▸ **Problem to solve**
Without the pictures, output the lines of the material from the very first through the one that holds "0, 0, 0, 1.9];".

## begin

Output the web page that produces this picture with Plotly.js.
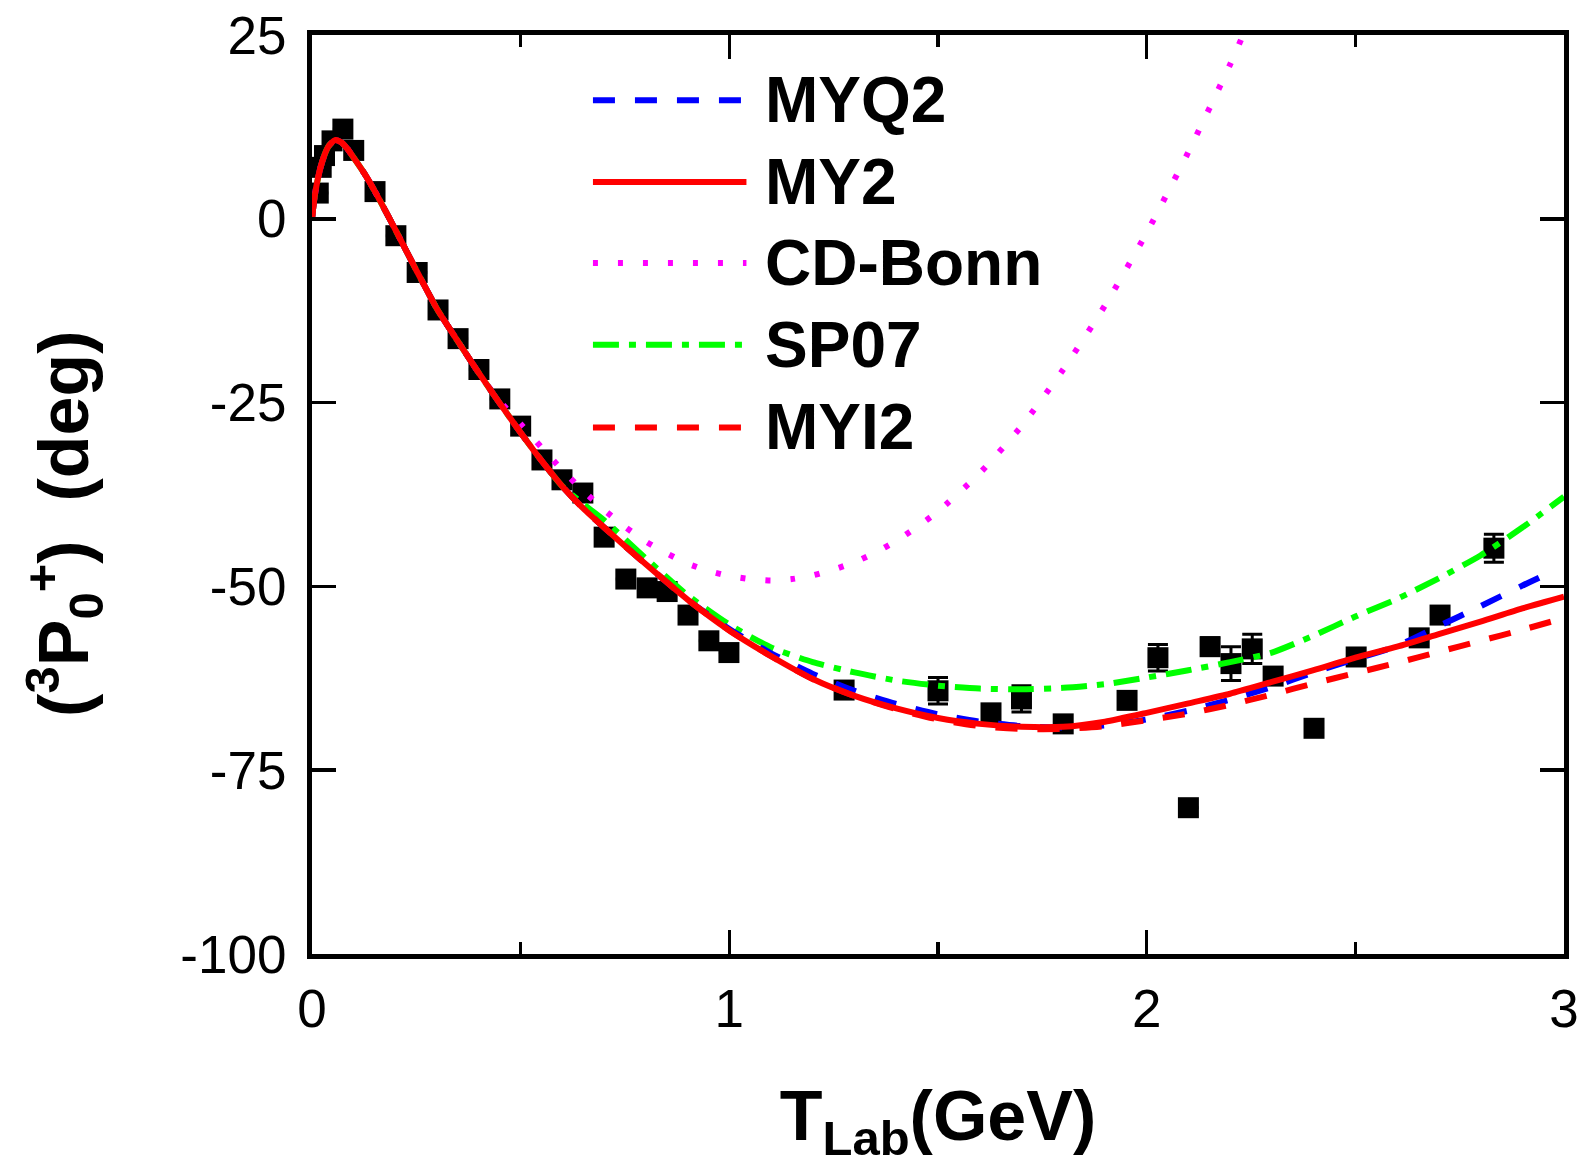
<!DOCTYPE html>
<html>
<head>
<meta charset="utf-8">
<script src="https://cdn.plot.ly/plotly-3.0.1.min.js"></script>
<style>html,body{margin:0;padding:0;background:#fff;}#chart{width:1584px;height:1167px;}</style>
</head>
<body>
<div id="chart"></div>
<script>
// ---- experimental data (black squares) ----
const tLab = [0.015, 0.022, 0.03, 0.048, 0.074, 0.10, 0.151, 0.201, 0.252, 0.302, 0.35, 0.40, 0.45, 0.50, 0.551, 0.599, 0.649, 0.70, 0.752, 0.803, 0.851, 0.901, 0.951, 0.999, 1.275, 1.50, 1.627, 1.70, 1.80, 1.953, 2.027, 2.10, 2.152, 2.202, 2.253, 2.303, 2.401, 2.502, 2.653, 2.703, 2.832];
const phase = [3.5, 7.0, 8.6, 10.6, 12.2, 9.3, 3.7, -2.3, -7.3, -12.4, -16.3, -20.5, -24.5, -28.2, -32.8, -35.5, -37.3, -43.3, -49.0, -50.2, -50.7, -53.9, -57.4, -59.0, -64.1, -64.2, -67.2, -65.3, -68.7, -65.5, -59.7, -80.1, -58.2, -60.5, -58.5, -62.2, -69.3, -59.6, -57.0, -53.9, -44.8];
const phaseErr = [0, 0, 0, 0, 0, 0, 0, 0, 0, 0, 0, 0, 0, 0, 0, 0, 0, 0, 0, 0, 0, 0, 0, 0, 0, 1.8, 0, 1.8, 0, 0, 1.8, 0, 1.2, 2.3, 2.0, 0, 0, 0, 0, 0, 1.9];

// ---- model curves ----
const xMY2 = [0, 0.005, 0.01, 0.02, 0.03, 0.04, 0.055, 0.07, 0.085, 0.1, 0.125, 0.15, 0.2, 0.25, 0.3, 0.35, 0.4, 0.45, 0.5, 0.55, 0.6, 0.65, 0.7, 0.8, 0.9, 1.0, 1.1, 1.2, 1.3, 1.4, 1.5, 1.6, 1.7, 1.8, 1.9, 2.0, 2.1, 2.2, 2.3, 2.4, 2.5, 2.6, 2.7, 2.8, 2.9, 3.0];
const yMY2 = [0, 2.5, 4.3, 6.9, 8.7, 9.9, 10.7, 10.4, 9.5, 8.3, 6.2, 3.8, -1.5, -7.0, -12.3, -16.7, -21.0, -25.1, -29.1, -32.9, -36.4, -39.4, -42.0, -47.0, -51.8, -56.0, -59.5, -62.6, -64.9, -66.6, -67.9, -68.7, -69.1, -69.1, -68.4, -67.2, -65.9, -64.6, -63.0, -61.4, -59.7, -58.2, -56.5, -54.8, -53.0, -51.4];

const xMYQ2 = [0, 0.005, 0.01, 0.02, 0.03, 0.04, 0.055, 0.07, 0.085, 0.1, 0.125, 0.15, 0.2, 0.25, 0.3, 0.35, 0.4, 0.45, 0.5, 0.55, 0.6, 0.65, 0.7, 0.8, 0.9, 1.0, 1.1, 1.2, 1.3, 1.4, 1.5, 1.6, 1.7, 1.8, 1.9, 2.0, 2.1, 2.2, 2.3, 2.4, 2.5, 2.6, 2.7, 2.8, 2.9, 2.96];
const yMYQ2 = [0, 2.5, 4.3, 6.9, 8.7, 9.9, 10.7, 10.4, 9.5, 8.3, 6.2, 3.8, -1.5, -7.0, -12.3, -16.7, -21.0, -25.1, -29.1, -32.9, -36.4, -39.4, -42.0, -47.0, -51.8, -55.8, -59.1, -61.9, -64.2, -66.0, -67.4, -68.4, -69.0, -69.2, -68.9, -68.1, -66.9, -65.4, -63.7, -61.7, -59.9, -58.1, -55.4, -52.7, -49.9, -48.3];

const xCDBonn = [0, 0.005, 0.01, 0.02, 0.03, 0.04, 0.055, 0.07, 0.085, 0.1, 0.125, 0.15, 0.2, 0.25, 0.3, 0.35, 0.4, 0.45, 0.5, 0.55, 0.6, 0.65, 0.7, 0.75, 0.8, 0.85, 0.9, 0.95, 1.0, 1.05, 1.1, 1.15, 1.2, 1.25, 1.3, 1.35, 1.4, 1.45, 1.5, 1.6, 1.7, 1.8, 1.9, 2.0, 2.1, 2.2, 2.25];
const yCDBonn = [0, 2.5, 4.3, 6.9, 8.7, 9.9, 10.7, 10.4, 9.5, 8.3, 6.2, 3.8, -1.5, -7.0, -12.3, -16.7, -21.0, -24.8, -27.9, -31.1, -34.2, -37.0, -39.6, -41.9, -43.9, -45.5, -46.9, -47.9, -48.6, -49.0, -49.2, -49.0, -48.5, -47.7, -46.7, -45.4, -43.8, -41.9, -39.8, -34.6, -28.2, -20.5, -11.8, -1.9, 9.1, 21.0, 27.5];

const xSP07 = [0, 0.005, 0.01, 0.02, 0.03, 0.04, 0.055, 0.07, 0.085, 0.1, 0.125, 0.15, 0.2, 0.25, 0.3, 0.35, 0.4, 0.45, 0.5, 0.55, 0.6, 0.65, 0.7, 0.8, 0.9, 1.0, 1.1, 1.2, 1.3, 1.4, 1.5, 1.6, 1.7, 1.8, 1.9, 2.0, 2.1, 2.2, 2.3, 2.4, 2.5, 2.6, 2.7, 2.8, 2.9, 3.0];
const ySP07 = [0, 2.5, 4.3, 6.9, 8.7, 9.9, 10.7, 10.4, 9.5, 8.3, 6.2, 3.8, -1.5, -7.0, -12.3, -16.7, -21.0, -25.1, -29.1, -32.9, -36.4, -38.8, -41.0, -46.2, -51.2, -55.2, -58.3, -60.3, -61.7, -62.8, -63.5, -63.9, -64.0, -63.8, -63.3, -62.4, -61.4, -60.3, -59.0, -56.7, -54.1, -51.7, -48.9, -45.8, -42.0, -37.8];

const xMYI2 = [0, 0.005, 0.01, 0.02, 0.03, 0.04, 0.055, 0.07, 0.085, 0.1, 0.125, 0.15, 0.2, 0.25, 0.3, 0.35, 0.4, 0.45, 0.5, 0.55, 0.6, 0.65, 0.7, 0.8, 0.9, 1.0, 1.1, 1.2, 1.3, 1.4, 1.5, 1.6, 1.7, 1.8, 1.9, 2.0, 2.1, 2.2, 2.3, 2.4, 2.5, 2.6, 2.7, 2.8, 2.9, 3.0];
const yMYI2 = [0, 2.5, 4.3, 6.9, 8.7, 9.9, 10.7, 10.4, 9.5, 8.3, 6.2, 3.8, -1.5, -7.0, -12.3, -16.7, -21.0, -25.1, -29.1, -32.9, -36.4, -39.4, -42.0, -47.0, -51.8, -56.0, -59.5, -62.6, -64.9, -66.7, -68.1, -69.0, -69.4, -69.4, -69.0, -68.2, -67.3, -66.1, -64.7, -63.2, -61.8, -60.4, -58.9, -57.4, -55.9, -54.3];

// ---- legend & labels ----
const legendNames = ["MYQ2", "MY2", "CD-Bonn", "SP07", "MYI2"];
const xTickVals = [0, 1, 2, 3];
const xTickText = ["0", "1", "2", "3"];
const yTickVals = [-100, -75, -50, -25, 0, 25];
const yTickText = ["-100", "-75", "-50", "-25", "0", "25"];

const styles = [
  {color: "#0000ff", dash: "22px,20px"},
  {color: "#ff0000", dash: "solid"},
  {color: "#ff00ff", dash: "5px,20px"},
  {color: "#00ff00", dash: "26px,10px,7px,10px"},
  {color: "#ff0000", dash: "22px,20px"}
];
const curveX = [xMYQ2, xMY2, xCDBonn, xSP07, xMYI2];
const curveY = [yMYQ2, yMY2, yCDBonn, ySP07, yMYI2];
const drawOrder = [2, 3, 0, 4, 1];

const traces = [];
traces.push({
  x: tLab, y: phase, type: "scatter", mode: "markers", name: "data", showlegend: false,
  marker: {symbol: "square", size: 21, color: "#000000"},
  error_y: {type: "data", array: phaseErr, visible: true, color: "#000000", thickness: 3, width: 10}
});
drawOrder.forEach(i => {
  traces.push({
    x: curveX[i], y: curveY[i], type: "scatter", mode: "lines", name: legendNames[i], showlegend: false,
    line: {color: styles[i].color, dash: styles[i].dash, width: 6, shape: "spline", smoothing: 0.6}
  });
});

// manual legend (long line samples)
const shapes = [];
const annotations = [];
const rowY = [0.929, 0.840, 0.752, 0.663, 0.573];
legendNames.forEach((n, i) => {
  shapes.push({type: "line", xref: "paper", yref: "paper", x0: 0.2244, x1: 0.347, y0: rowY[i], y1: rowY[i],
    line: {color: styles[i].color, dash: styles[i].dash, width: 6}});
  annotations.push({xref: "paper", yref: "paper", x: 0.3604, y: rowY[i], xanchor: "left", yanchor: "middle",
    text: "<b>" + n + "</b>", showarrow: false, font: {family: "Liberation Sans, Arial, sans-serif", size: 64, color: "#000"}});
});

const axCommon = {
  showline: true, linewidth: 5, linecolor: "#000", mirror: "ticks",
  ticks: "inside", ticklen: 24, tickwidth: 3.5, tickcolor: "#000",
  showgrid: false, zeroline: false, automargin: false,
  tickfont: {family: "Liberation Sans, Arial, sans-serif", size: 53, color: "#000"}
};

const layout = {
  width: 1584, height: 1167,
  margin: {l: 312, r: 20, t: 35, b: 213},
  paper_bgcolor: "#fff", plot_bgcolor: "#fff",
  showlegend: false,
  xaxis: Object.assign({}, axCommon, {
    range: [0, 3], tickmode: "array", tickvals: xTickVals, ticktext: xTickText,
    ticklabelstandoff: 4,
    minor: {dtick: 0.5, ticks: "inside", ticklen: 12, tickwidth: 3.5, tickcolor: "#000", showgrid: false},
    title: {text: "<b>T<sub>Lab</sub>(GeV)</b>", standoff: 56,
      font: {family: "Liberation Sans, Arial, sans-serif", size: 70, color: "#000"}}
  }),
  yaxis: Object.assign({}, axCommon, {
    range: [-100, 25], tickmode: "array", tickvals: yTickVals, ticktext: yTickText,
    ticklabelstandoff: 10,
    title: {text: "<b>(<sup>3</sup>P<sub>0</sub><sup>+</sup>)  (deg)&nbsp;&nbsp;&nbsp;</b>", standoff: 70,
      font: {family: "Liberation Sans, Arial, sans-serif", size: 70, color: "#000"}}
  }),
  shapes: shapes,
  annotations: annotations
};

Plotly.newPlot("chart", traces, layout, {displayModeBar: false, staticPlot: true});
</script>
</body>
</html>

## end

▸ **Exercise solution**
Output the web page that produces this picture with Plotly.js.
<!DOCTYPE html>
<html>
<head>
<meta charset="utf-8">
<script src="https://cdn.plot.ly/plotly-3.0.1.min.js"></script>
<style>html,body{margin:0;padding:0;background:#fff;}#chart{width:1584px;height:1167px;}</style>
</head>
<body>
<div id="chart"></div>
<script>
// ---- experimental data (black squares) ----
const tLab = [0.015, 0.022, 0.03, 0.048, 0.074, 0.10, 0.151, 0.201, 0.252, 0.302, 0.35, 0.40, 0.45, 0.50, 0.551, 0.599, 0.649, 0.70, 0.752, 0.803, 0.851, 0.901, 0.951, 0.999, 1.275, 1.50, 1.627, 1.70, 1.80, 1.953, 2.027, 2.10, 2.152, 2.202, 2.253, 2.303, 2.401, 2.502, 2.653, 2.703, 2.832];
const phase = [3.5, 7.0, 8.6, 10.6, 12.2, 9.3, 3.7, -2.3, -7.3, -12.4, -16.3, -20.5, -24.5, -28.2, -32.8, -35.5, -37.3, -43.3, -49.0, -50.2, -50.7, -53.9, -57.4, -59.0, -64.1, -64.2, -67.2, -65.3, -68.7, -65.5, -59.7, -80.1, -58.2, -60.5, -58.5, -62.2, -69.3, -59.6, -57.0, -53.9, -44.8];
const phaseErr = [0, 0, 0, 0, 0, 0, 0, 0, 0, 0, 0, 0, 0, 0, 0, 0, 0, 0, 0, 0, 0, 0, 0, 0, 0, 1.8, 0, 1.8, 0, 0, 1.8, 0, 1.2, 2.3, 2.0, 0, 0, 0, 0, 0, 1.9];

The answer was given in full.